I would like to verify that the following model of a branching process creates a Markov chain - a Markov chain here defined as having the property that $\mathrm{P}\left\{\xi_{k+1}=a_{k+1} | \xi_{0}, \ldots, \xi_{k}\right\}=\mathrm{P}\left\{\xi_{k+1}=a_{k+1} | \xi_{k}\right\}$ where we take $\mathrm{P}\left\{\xi_{k+1}=a_{k+1} | \xi_{k}\right\}$ to be the random variable $\sum_{j=1 }^ m \mathrm{P}\left\{\xi_{k+1}=a_{k+1} | \xi_{k}=b_j\right\}\mathrm {1}_{\{\xi_k=b_j\} } $ (assuming $\xi_k $ has range $\{b_1,...,b_m \} $), and where $\mathrm{P}\left\{\xi_{k+1}=a_{k+1} | \xi_{k}=b_j\right\} $ is defined as the conditional probability $ \mathrm {P }\left\{\xi_{k+1}=a_{k+1} , \xi_{k}=b_j\right\} /\mathrm {P }\{ \xi_{k}=b_j \}, \ \mathrm {P }\{ \xi_{k}=b_j \} >0.$
Let $\xi_0=1 $ and for $k \ge 0 $ let $\xi_{k+1 } = \eta_1^{(k) }+...+\eta_{\xi_k } ^{(k) } $ where the random variables $\eta _j^{(k) } $ are mutually independent for any $j $ and any $k \ge 0 $. Verify that $\{\xi_k \} $ is a Markov chain.
I believe it is sufficient to check that for any sequence $i_1,...,i_{k+1 } $, $\mathrm{P}\left\{\xi_{k+1}\right.=i_{k+1} | \xi_{k}=i_{k}, \xi_{k-1}=i_{k-1}, \ldots \}=\mathrm{P}\left\{\xi_{k+1}=i_{k+1} | \xi_{k}=i_{k}\right\}$, considering that for a partition $\{A_m \}$ of $\{\xi_k = b_j \}$, $1_{\{\xi_k = b_j \}} =\sum 1_{A_m } $.
Considering that the sets $\{\xi_{k+1}=i_{k+1} , \xi_{k}=i_{k}\}$ and $\{\eta_{1}^{(k)}+\cdots+\eta_{i_{k}}^{(k)}=i_{k+1},\xi_{k}=i_{k}\} $ are equal.
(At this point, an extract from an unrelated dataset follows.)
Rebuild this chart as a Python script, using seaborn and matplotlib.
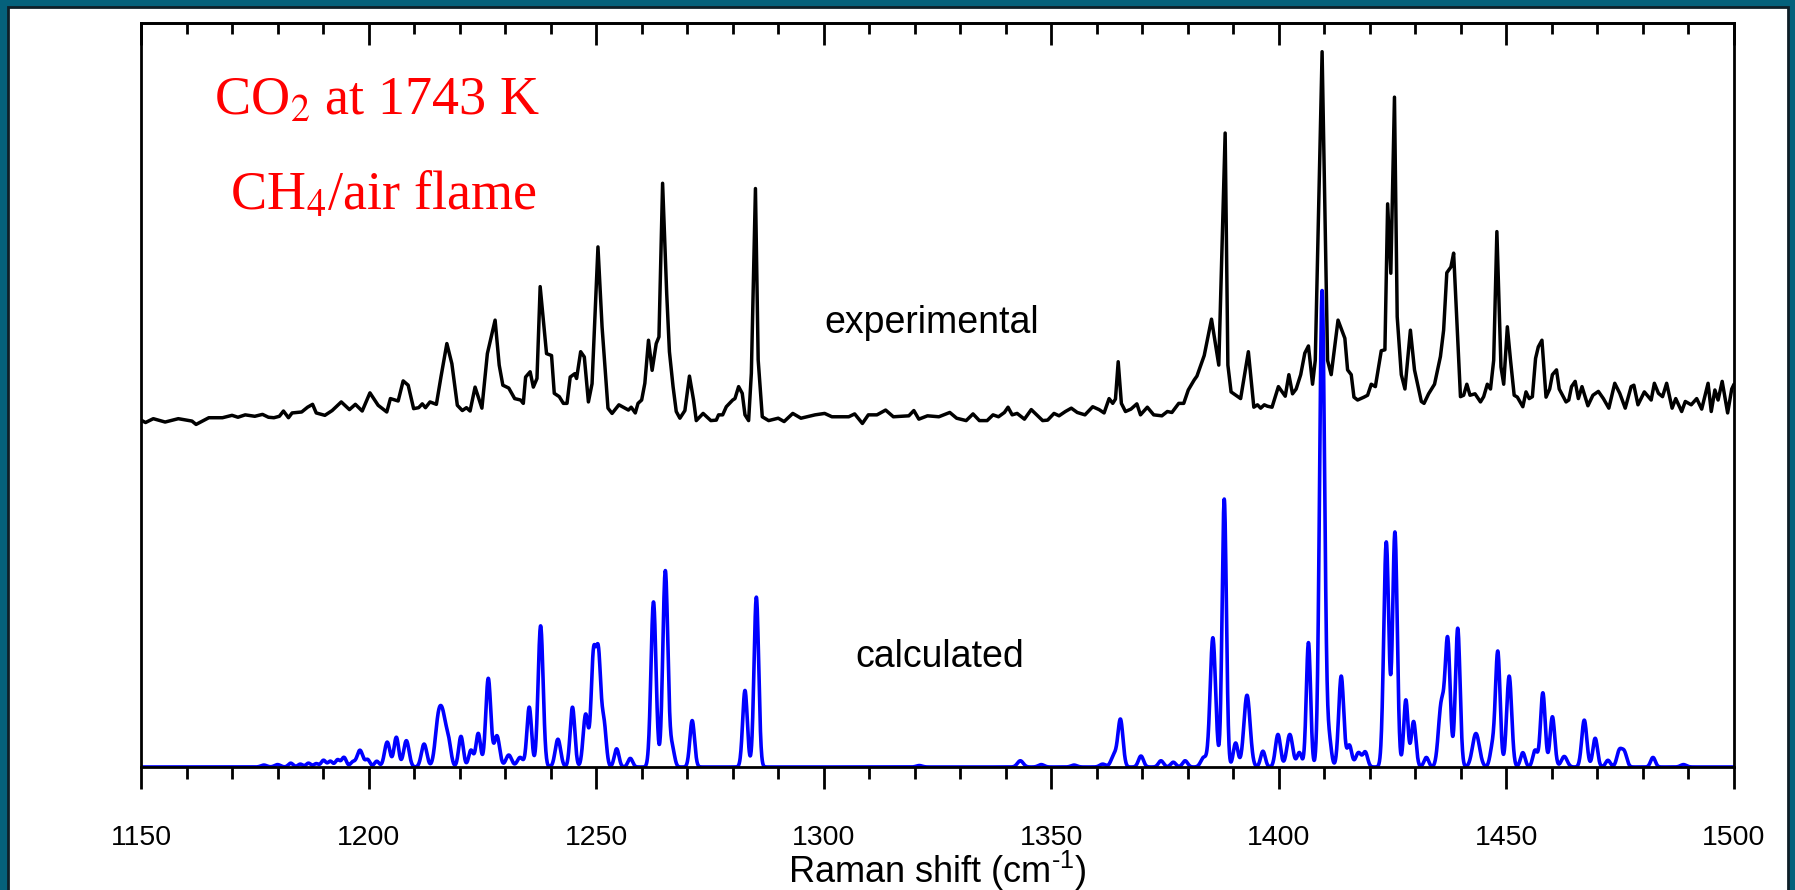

And by independence that $\mathrm {P } \{\eta_{1}^{(k)}+\cdots+\eta_{i_{k}}^{(k)}=i_{k+1},\xi_{k}=i_{k}\}= \mathrm {P } \{\eta_{1}^{(k)}+\cdots+\eta_{i_{k}}^{(k)}=i_{k+1}\} \mathrm {P }\{\xi_{k}=i_{k}\} $
We get that $\mathrm{P}\left\{\xi_{k+1}=i_{k+1} | \xi_{k}=i_{k}\right\}= \mathrm {P } \{\eta_{1}^{(k)}+\cdots+\eta_{i_{k}}^{(k)}=i_{k+1}\}$ by cancelling the denominator in the former.
An identical argument yields $\mathrm{P}\left\{\xi_{k+1}\right.=i_{k+1} | \xi_{k}=i_{k}, \xi_{k-1}=i_{k-1}, \ldots \}= \mathrm {P } \{\eta_{1}^{(k)}+\cdots+\eta_{i_{k}}^{(k)}=i_{k+1}\}$ and thus the desired equality.
In the above we use the property that $\eta _j ^ {(k) } $ are mutually independent means that $\eta_{1}^{(k)}+\cdots+\eta_{i_{k}}^{(k)}$ is independent of $\xi_{k}$.